The problem with most fMRI research isn't that the findings are wrong. It's that they're underpowered to be right — and the field has known this for years without doing much about it.
A preprint posted to bioRxiv this week puts a sharper point on that problem. The paper examines what its authors call "the hidden landscape of missed effects" in human functional neuroimaging — the systematic pattern by which small studies fail to detect real signals, then get published anyway, then fail to replicate. The full text wasn't extractable from the preprint server, so I'll be careful about specifics. But the framing alone is worth sitting with: the replication failures aren't random noise. They have a structure.
The Sample Size Problem Has a Name Now
Neuroimaging research has a long-documented tendency toward small samples. Scan time is expensive, participant recruitment is hard, and the field developed its statistical conventions in an era when fifty subjects felt like a lot. The result is a literature full of studies with effect sizes that look impressive but confidence intervals wide enough to drive a truck through.
This is not a new observation. What's newer is the accumulating evidence that the problem is worse than even skeptics assumed — and that it interacts badly with the field's publication incentives. Small studies that find effects get published.
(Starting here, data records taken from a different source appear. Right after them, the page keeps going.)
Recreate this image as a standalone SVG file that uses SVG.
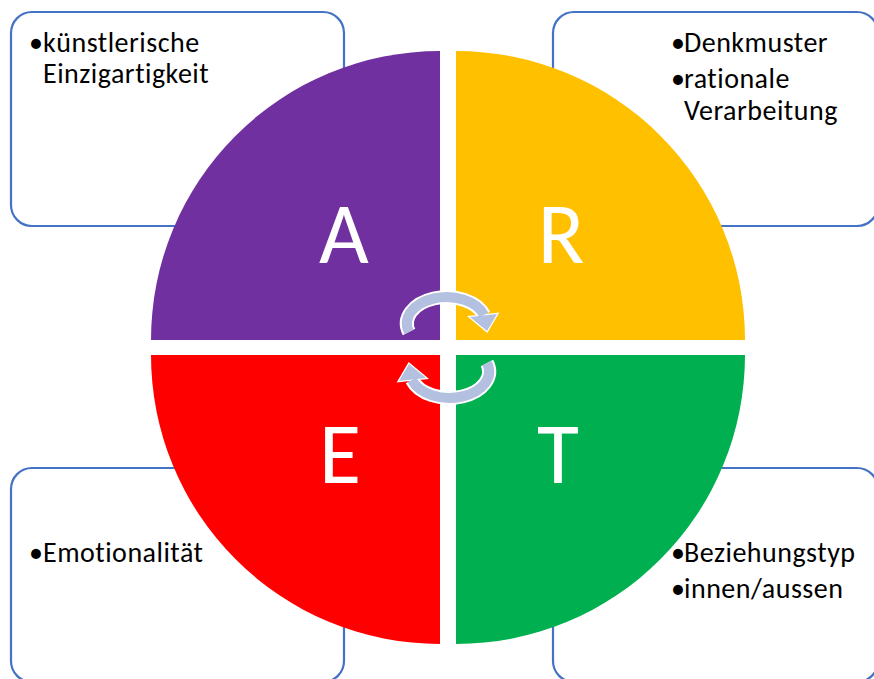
<svg xmlns="http://www.w3.org/2000/svg" width="874" height="679" viewBox="0 0 874 679">
<style>
.box{fill:#fff;stroke:#4472C4;stroke-width:2.2}
.t{font-family:Carlito,Lato,"Liberation Sans",sans-serif;font-size:28px;letter-spacing:0.5px;font-variant-ligatures:none;fill:#000}
.big{font-family:Carlito,Lato,"Liberation Sans",sans-serif;font-size:86px;fill:#fff;text-anchor:middle}
.aw{fill:none;stroke:#fff;stroke-width:14}
.af{fill:none;stroke:#B4C0E0;stroke-width:10}
.hw{fill:#fff;stroke:#fff;stroke-width:2.5;stroke-linejoin:miter}
.hf{fill:#B4C0E0}
</style>
<defs>
<g id="arrow">
<path class="aw" d="M409,332 A39,26 0 0 1 484,315"/>
<polygon class="hw" points="470,317 497,314 487,331"/>
<path class="af" d="M409,332 A39,26 0 0 1 484,315"/>
<polygon class="hf" points="470,317 497,314 487,331"/>
</g>
</defs>
<g id="box-tl"><rect class="box" x="11" y="12" width="333" height="214" rx="21"/>
<text class="t" y="52"><tspan x="29">•</tspan><tspan x="43">künstlerische</tspan></text>
<text class="t" x="43" y="83">Einzigartigkeit</text></g>
<g id="box-tr"><rect class="box" x="553" y="12" width="325" height="214" rx="21"/>
<text class="t" y="52"><tspan x="671">•</tspan><tspan x="684">Denkmuster</tspan></text>
<text class="t" y="88"><tspan x="671">•</tspan><tspan x="684">rationale</tspan></text>
<text class="t" x="684" y="120">Verarbeitung</text></g>
<g id="box-bl"><rect class="box" x="11" y="468" width="333" height="214" rx="21"/>
<text class="t" y="562"><tspan x="29">•</tspan><tspan x="43">Emotionalität</tspan></text></g>
<g id="box-br"><rect class="box" x="553" y="468" width="325" height="214" rx="21"/>
<text class="t" y="562"><tspan x="671">•</tspan><tspan x="684">Beziehungstyp</tspan></text>
<text class="t" y="598"><tspan x="671">•</tspan><tspan x="684">innen/aussen</tspan></text></g>
<g id="q-a"><path fill="#7030A0" d="M440,340 L151,340 A289,289 0 0 1 440,51 Z"/><text class="big" x="344" y="263">A</text></g>
<g id="q-r"><path fill="#FFC000" d="M456,340 L456,51 A289,289 0 0 1 745,340 Z"/><text class="big" x="561" y="263">R</text></g>
<g id="q-e"><path fill="#FF0000" d="M440,355 L440,644 A289,289 0 0 1 151,355 Z"/><text class="big" x="340" y="483">E</text></g>
<g id="q-t"><path fill="#00B050" d="M456,355 L745,355 A289,289 0 0 1 456,644 Z"/><text class="big" x="558" y="483">T</text></g>
<g id="connectors">
<use href="#arrow"/>
<use href="#arrow" transform="rotate(180 448 347.5)"/>
</g>
</svg>
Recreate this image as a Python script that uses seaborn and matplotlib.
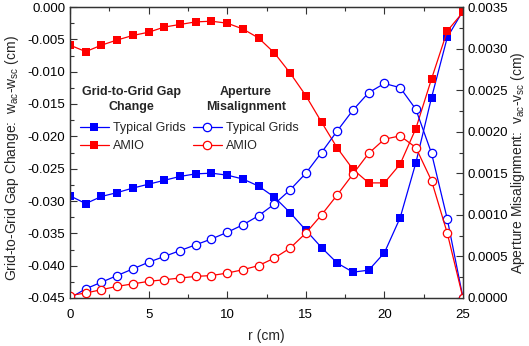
import numpy as np
import pandas as pd
import matplotlib
matplotlib.use("Agg")
import matplotlib.pyplot as plt
import seaborn as sns
from matplotlib.lines import Line2D
from matplotlib.ticker import MultipleLocator, FormatStrFormatter

r = list(range(26))
gap_typical = [-0.0292, -0.0304, -0.0293, -0.0287, -0.0280, -0.0274, -0.0268, -0.0262,
               -0.0258, -0.0257, -0.0260, -0.0266, -0.0277, -0.0294, -0.0318, -0.0345,
               -0.0372, -0.0396, -0.0410, -0.0407, -0.0380, -0.0326, -0.0241, -0.0140,
               -0.0047, -0.0006]
gap_amio = [-0.0059, -0.0069, -0.0059, -0.0051, -0.0044, -0.0039, -0.0031, -0.0027,
            -0.0023, -0.0022, -0.0025, -0.0034, -0.0048, -0.0071, -0.0102, -0.0137,
            -0.0178, -0.0218, -0.0251, -0.0272, -0.0272, -0.0243, -0.0188, -0.0111,
            -0.0037, -0.0008]
mis_typical = [0.0000, 0.00011, 0.00019, 0.00027, 0.00035, 0.00043, 0.00050, 0.00057,
               0.00064, 0.00071, 0.00079, 0.00088, 0.00099, 0.00113, 0.00130, 0.00150,
               0.00175, 0.00201, 0.00226, 0.00247, 0.00258, 0.00253, 0.00227, 0.00174,
               0.00095, 0.0000]
mis_amio = [0.00003, 0.00006, 0.00010, 0.00014, 0.00017, 0.00020, 0.00022, 0.00024,
            0.00026, 0.00027, 0.00030, 0.00034, 0.00039, 0.00048, 0.00060, 0.00078,
            0.00100, 0.00124, 0.00149, 0.00174, 0.00191, 0.00195, 0.00181, 0.00141,
            0.00078, 0.0000]

legend_titles = ['Grid-to-Grid Gap\nChange', 'Aperture\nMisalignment']
legend_labels = ['Typical Grids', 'AMIO']

sns.set_style("ticks")
plt.rcParams['font.family'] = ['Liberation Sans', 'DejaVu Sans']
plt.rcParams['axes.unicode_minus'] = False
plt.rcParams['mathtext.fontset'] = 'custom'
plt.rcParams['mathtext.rm'] = 'Liberation Sans'
plt.rcParams['mathtext.it'] = 'Liberation Sans'

BLUE = '#0000ff'
RED = '#ff0000'
FS = 9.5
LFS = 9.0

W, H = 529, 346
fig = plt.figure(figsize=(W/100, H/100), dpi=100)
ax = fig.add_axes([70/W, 1-298/H, 393/W, 291/H])
ax2 = ax.twinx()

sq = dict(marker='s', markersize=5.5, markeredgewidth=0, linewidth=0.9)
ci = dict(marker='o', markersize=6, markerfacecolor='white', markeredgewidth=0.9, linewidth=0.9)

sns.lineplot(x=r, y=gap_typical, ax=ax, color=BLUE, markeredgecolor=BLUE, **sq)
sns.lineplot(x=r, y=gap_amio, ax=ax, color=RED, markeredgecolor=RED, **sq)
sns.lineplot(x=r, y=mis_typical, ax=ax2, color=BLUE, markeredgecolor=BLUE, **ci)
sns.lineplot(x=r, y=mis_amio, ax=ax2, color=RED, markeredgecolor=RED, **ci)

ax.set_xlim(0, 25)
ax.set_ylim(-0.045, 0.0)
ax2.set_ylim(0.0, 0.0035)

ax.xaxis.set_major_locator(MultipleLocator(5))
ax.xaxis.set_minor_locator(MultipleLocator(2.5))
ax.yaxis.set_major_locator(MultipleLocator(0.005))
ax.yaxis.set_minor_locator(MultipleLocator(0.0025))
ax.yaxis.set_major_formatter(FormatStrFormatter('%.3f'))
ax2.yaxis.set_major_locator(MultipleLocator(0.0005))
ax2.yaxis.set_minor_locator(MultipleLocator(0.00025))
ax2.yaxis.set_major_formatter(FormatStrFormatter('%.4f'))

for a in (ax, ax2):
    for s in a.spines.values():
        s.set_visible(True)
        s.set_linewidth(0.9)
        s.set_color('#333333')
ax.tick_params(axis='both', which='both', direction='in', labelsize=FS, top=True, colors='#333333', labelcolor='black')
ax.tick_params(axis='y', which='both', right=False)
ax.tick_params(axis='x', which='major', pad=8)
ax.tick_params(which='major', length=5, width=0.8)
ax.tick_params(which='minor', length=3, width=0.8)
ax2.tick_params(axis='y', which='both', direction='in', labelsize=FS, colors='#333333', labelcolor='black')
ax2.tick_params(which='major', length=5, width=0.8)
ax2.tick_params(which='minor', length=3, width=0.8)

ax.set_xlabel('r (cm)', fontsize=FS + 0.5, labelpad=6)
ax.set_ylabel('Grid-to-Grid Gap Change:  w$_{ac}$-w$_{sc}$ (cm)', fontsize=FS + 0.5)
ax2.set_ylabel('Aperture Misalignment:  v$_{ac}$-v$_{sc}$ (cm)', fontsize=FS + 0.5, rotation=90)
ax.yaxis.set_label_coords(-0.125, 0.481)
ax2.yaxis.set_label_coords(1.117, 0.466)

def px(x, y):
    return ((x-70)/393, 1-(y-7)/291)

for title, cx in zip(legend_titles, [131, 246]):
    ax2.text(*px(cx, 99.5), title, transform=ax2.transAxes, ha='center', va='center',
             fontsize=LFS, fontweight='bold', linespacing=1.35, multialignment='center')

h1 = [Line2D([], [], color=BLUE, **sq, markeredgecolor=BLUE),
      Line2D([], [], color=RED, **sq, markeredgecolor=RED)]
h2 = [Line2D([], [], color=BLUE, **ci, markeredgecolor=BLUE),
      Line2D([], [], color=RED, **ci, markeredgecolor=RED)]
common = dict(frameon=False, fontsize=LFS, handlelength=2.3, handletextpad=0.35,
              labelspacing=0.5, borderpad=0, borderaxespad=0)
leg1 = ax2.legend(h1, legend_labels, loc='upper left', bbox_to_anchor=px(80, 122), **common)
ax2.add_artist(leg1)
leg2 = ax2.legend(h2, legend_labels, loc='upper left', bbox_to_anchor=px(193, 122), **common)

fig.savefig('out.png', dpi=100)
Small studies that don't find effects often don't. The published literature therefore systematically overstates effect sizes, which means replication studies — often better-powered — find smaller effects or none at all, and get framed as failures rather than corrections.
A commentary published in Aperture Neuro in late April makes a related point from the publishing side: current models "often privilege scale over depth, reinforcing biases that undervalue investigator-led research." The authors argue that large-scale population datasets and small-N mechanistic studies aren't competing approaches — they answer different questions. But journals haven't built review criteria that reflect that distinction, so both types of work get evaluated by the same metrics, and both end up distorted.
What Good Neuroimaging Actually Looks Like
The contrast case is instructive. A study published this week in Nature Communications examined sex differences in brain function using over 700 hours of fMRI data across 978 individuals — a sample size that's genuinely unusual for this kind of work. The findings are interesting (sex differences in task activation are widespread but largely task-specific and of small to moderate effect size), but what's more interesting methodologically is what that sample size allows: the researchers could actually test whether their findings held up across different tasks, different brain measures, and different analytical approaches. They found that machine learning could classify sex from brain activation, volume, or behavior — but that these three data types provided largely independent information. That's the kind of nuanced, cross-validated finding that small studies structurally cannot produce.
The study was funded through the intramural research program of the National Institute of Mental Health and drew on Human Connectome Project data — which is part of the point. The large, well-powered neuroimaging studies tend to be the ones backed by major infrastructure investments. Most labs don't have that.
The Meta-Science Moment: Effect Sizes Are the Story
The replication crisis in neuroimaging isn't primarily a story about fraud or sloppy methods (though both exist). It's a story about what happens when a field's statistical practices are calibrated for the resources available rather than the precision required.
John Ioannidis made this argument broadly about biomedical research in his 2005 PLOS Medicine paper — still one of the most downloaded papers in scientific history, and still largely unresolved twenty years later. Neuroimaging is a particularly clean case study because the effect sizes are often genuinely small, the measurements are noisy by nature, and the analytical flexibility (which brain regions to examine, which contrasts to run, which participants to exclude) is enormous. Each of those factors independently inflates false-positive rates. Together, they compound.
The Aperture Neuro commentary's proposed fix — reforming peer review criteria to reward transparency, reproducible workflows, and methodological rigor rather than just sample scale — is the right direction. Whether journals actually move that way is a different question. The incentives that created the problem haven't changed.
Bottom Line: The bioRxiv preprint on missed effects in neuroimaging is worth watching as it moves toward peer review — it's attempting to quantify a problem the field has mostly described qualitatively. The more immediate takeaway is that the studies worth trusting look like the Nature Communications sex-differences paper: large samples, multiple validation approaches, explicit effect size reporting, and conclusions that don't outrun the data. Most published fMRI research doesn't look like that. Until the publishing ecosystem rewards the ones that do, the replication failures will keep coming.